As space enthusiasts, we often fall upon Konstantin Tsiolkovsky's quote: Earth is a cradle of humanity, but mankind cannot stay in the cradle forever.
I just saw last night a BBC documentary about leaving Earth before it becomes inhabitable as the Sun will engulf it. Robert Zubrin is interviewed.
I was quite annoyed.
This will happen in 7 billion years (after Andromeda and our galaxy have merged); our planet won't have any liquid water left long before that, in 1.1 billion years....
The human species has been around for 5 million years and every single living species has known a beginning, an evolution and an extinction. The same will happen to us, but we have no idea how and when. The human species has its own culture to rely upon or to confront when an ending will become obvious.
There simply is toooooo much time between now and 1 billion years to envisage leaving the Earth (there's no twin Earth anywhere near anyway).
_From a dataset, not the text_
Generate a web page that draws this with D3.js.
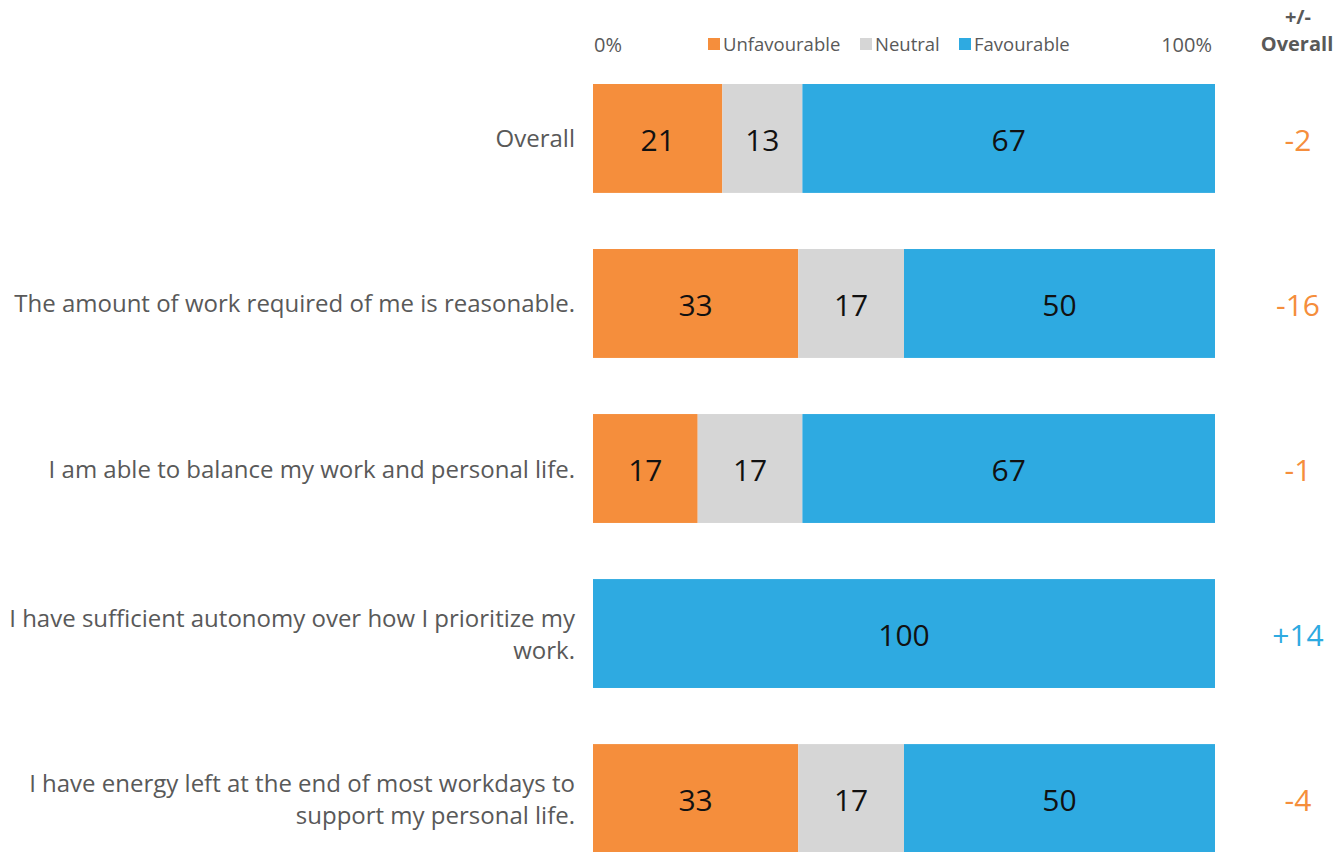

Humans have been evolving on the 1 G ground of a planet with an atmosphere and an average of 15 degrees temperature.
Building artificial worlds in space (for survival) is a radical departure from our evolution (exposed to vacuum, temperature extremes, constant micrometeroites bombardments, solar flares, limited and enclosed volumes, etc..) and I"m pretty sure mankind will never tolerate an elite to do that (for the purpose of survival).
Humans will create other species capable of mass space exodus? But then, they won't be us; they'll be so different!
Earth is not just mankind's cradle...It's our home as well.